There are three bedrooms and two baths, a huge kitchen and dining area with a pantry and a large, dry concreted and framed basement with four rooms. So yeah, the inside of the house meets my coolness criteria.The house is plain on the outside, but Sweetie is already developing plans for fabulousing it up.

A few days after we closed on the house we moved Sweetie and her stuff in. We were not so great with our orchestration of the relocation, and so wound up renting a U-Haul van to get the stuff we left in her apartment when the moving van came. We loaded the U-Haul in a cold rain and made ourselves sick as a result.

Upon my return to Georgia, my plan was to clear some of the clutter out of my house so I could show it-- but I had let it be known around my little town of 800 that I would be selling, and when I arrived people lined up to see it. The first couple to walk through bought it. Here it is, by the way:


I've been packing boxes for some ten days now.

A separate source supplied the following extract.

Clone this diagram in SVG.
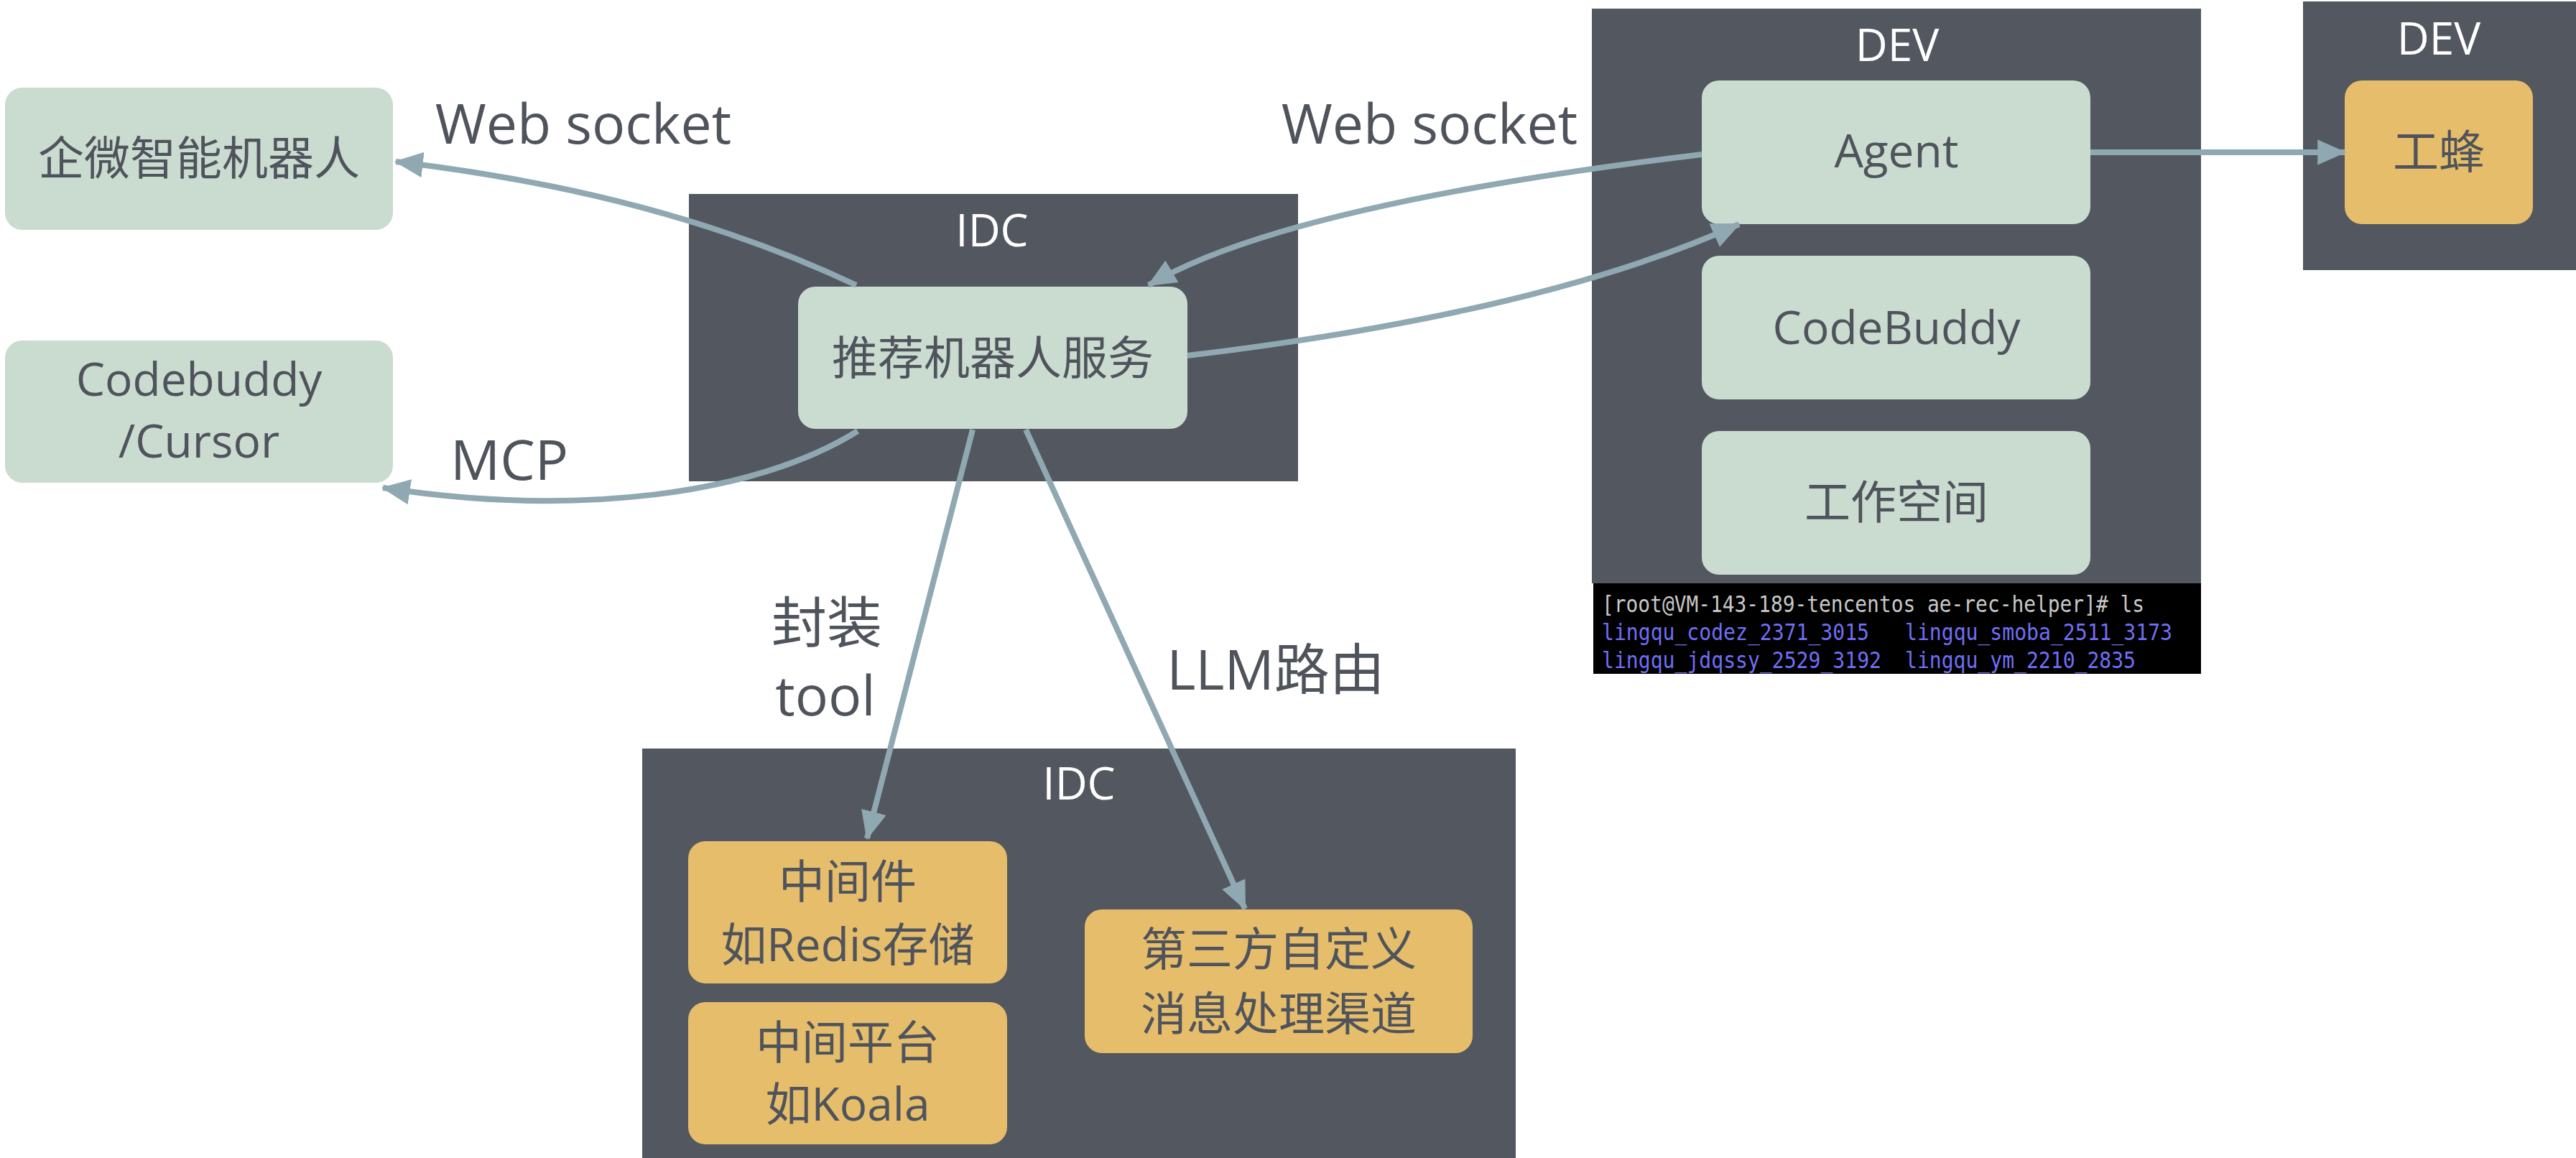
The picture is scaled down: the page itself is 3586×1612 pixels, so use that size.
<svg xmlns="http://www.w3.org/2000/svg" width="3586" height="1612" viewBox="0 0 3586 1612">
<defs>
<style>
.bg{fill:#ffffff}
.zone{fill:#53575f}
.node{fill:#cadbd0}
.warm{fill:#e6bd6b}
.t{font-family:"Open Sans","Noto Sans CJK SC",sans-serif;fill:#4f545c;text-anchor:middle}
.nt{font-size:64px}
.lbl{font-size:77px}
.zt{font-family:"Open Sans",sans-serif;fill:#ffffff;font-size:62px;text-anchor:middle}
.edge{fill:none;stroke:#8fa8b2;stroke-width:8}
.term{font-family:"DejaVu Sans Mono",monospace;font-size:32px}
</style>
<marker id="ah" markerUnits="userSpaceOnUse" markerWidth="40" markerHeight="40" viewBox="0 0 36 36" refX="34" refY="18" orient="auto">
<path d="M0,2 L36,18 L0,34 Z" fill="#8fa8b2"/>
</marker>
</defs>
<rect class="bg" x="0" y="0" width="3586" height="1612"/>

<g id="idc-top">
<rect class="zone" x="959" y="270" width="848" height="400"/>
<text class="zt" x="1381" y="343">IDC</text>
</g>
<g id="dev-main">
<rect class="zone" x="2216" y="12" width="848" height="800"/>
<text class="zt" x="2641" y="85">DEV</text>
</g>
<g id="dev-small">
<rect class="zone" x="3206" y="2" width="380" height="374"/>
<text class="zt" x="3395" y="76">DEV</text>
</g>
<g id="idc-bottom">
<rect class="zone" x="894" y="1042" width="1216" height="570"/>
<text class="zt" x="1502" y="1113">IDC</text>
</g>

<g id="qiwei-bot">
<rect class="node" x="7" y="122" width="540" height="198" rx="24"/>
<text class="t nt" x="277" y="243">企微智能机器人</text>
</g>
<g id="codebuddy-cursor">
<rect class="node" x="7" y="474" width="540" height="198" rx="24"/>
<text class="t nt" x="277" y="551">Codebuddy</text>
<text class="t nt" x="277" y="637">/Cursor</text>
</g>
<g id="rec-service">
<rect class="node" x="1111" y="399" width="542" height="198" rx="24"/>
<text class="t nt" x="1382" y="521">推荐机器人服务</text>
</g>
<g id="agent">
<rect class="node" x="2369" y="112" width="541" height="200" rx="24"/>
<text class="t nt" x="2640" y="233">Agent</text>
</g>
<g id="codebuddy">
<rect class="node" x="2369" y="356" width="541" height="200" rx="24"/>
<text class="t nt" x="2640" y="479">CodeBuddy</text>
</g>
<g id="workspace">
<rect class="node" x="2369" y="600" width="541" height="200" rx="24"/>
<text class="t nt" x="2640" y="722">工作空间</text>
</g>
<g id="terminal">
<rect x="2218" y="812" width="846" height="126" fill="#000000"/>
<text class="term" x="2230" y="852" fill="#c8c8c8" textLength="755" lengthAdjust="spacingAndGlyphs">[root@VM-143-189-tencentos ae-rec-helper]# ls</text>
<text class="term" x="2230" y="891" fill="#6f6ff5" textLength="372" lengthAdjust="spacingAndGlyphs">lingqu_codez_2371_3015</text>
<text class="term" x="2652" y="891" fill="#6f6ff5" textLength="372" lengthAdjust="spacingAndGlyphs">lingqu_smoba_2511_3173</text>
<text class="term" x="2230" y="930" fill="#6f6ff5" textLength="389" lengthAdjust="spacingAndGlyphs">lingqu_jdqssy_2529_3192</text>
<text class="term" x="2652" y="930" fill="#6f6ff5" textLength="321" lengthAdjust="spacingAndGlyphs">lingqu_ym_2210_2835</text>
</g>
<g id="gongfeng">
<rect class="warm" x="3264" y="112" width="262" height="200" rx="24"/>
<text class="t nt" x="3395" y="234">工蜂</text>
</g>
<g id="middleware">
<rect class="warm" x="958" y="1171" width="444" height="198" rx="24"/>
<text class="t nt" x="1180" y="1250">中间件</text>
<text class="t nt" x="1180" y="1338">如Redis存储</text>
</g>
<g id="platform">
<rect class="warm" x="958" y="1395" width="444" height="198" rx="24"/>
<text class="t nt" x="1180" y="1474">中间平台</text>
<text class="t nt" x="1180" y="1560">如Koala</text>
</g>
<g id="third-party">
<rect class="warm" x="1510" y="1266" width="540" height="200" rx="24"/>
<text class="t nt" x="1780" y="1344">第三方自定义</text>
<text class="t nt" x="1780" y="1434">消息处理渠道</text>
</g>

<g id="connectors">
<path class="edge" d="M1192,397 Q920,268 551,225" marker-end="url(#ah)"/>
<path class="edge" d="M1194,600 C1050,690 800,720 533,679" marker-end="url(#ah)"/>
<path class="edge" d="M2369,215 Q1788,285 1599,397" marker-end="url(#ah)"/>
<path class="edge" d="M1653,495 Q2146,436 2421,312" marker-end="url(#ah)"/>
<path class="edge" d="M2910,212 L3264,212" marker-end="url(#ah)"/>
<path class="edge" d="M1354,598 L1207,1167" marker-end="url(#ah)"/>
<path class="edge" d="M1428,598 L1733,1265" marker-end="url(#ah)"/>
</g>

<g id="edge-labels">
<text class="t lbl" x="812" y="200">Web socket</text>
<text class="t lbl" x="1990" y="200">Web socket</text>
<text class="t lbl" x="709" y="668">MCP</text>
<text class="t lbl" x="1151" y="895">封装</text>
<text class="t lbl" x="1149" y="996">tool</text>
<text class="t lbl" x="1776" y="960">LLM路由</text>
</g>
</svg>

I favor the 12" x 12" x 16" boxes Home Depot sells for $.74 each, for they hold a good bit and are easy to lug around. I've packed some 150 of them and expect to pack about 50 more. 200 boxes will take only 300 square feet in the 1650 square foot U-Haul truck I'll be renting, leaving plenty of room for my couch, chair, table, futon, bookcases and bed, the boxes I have in a rented storage facility, and, hopefully, my 17' canoe. Some time in January I expect to be headed north. When I arrive in New Jersey, Sweetie and I will be married in real life.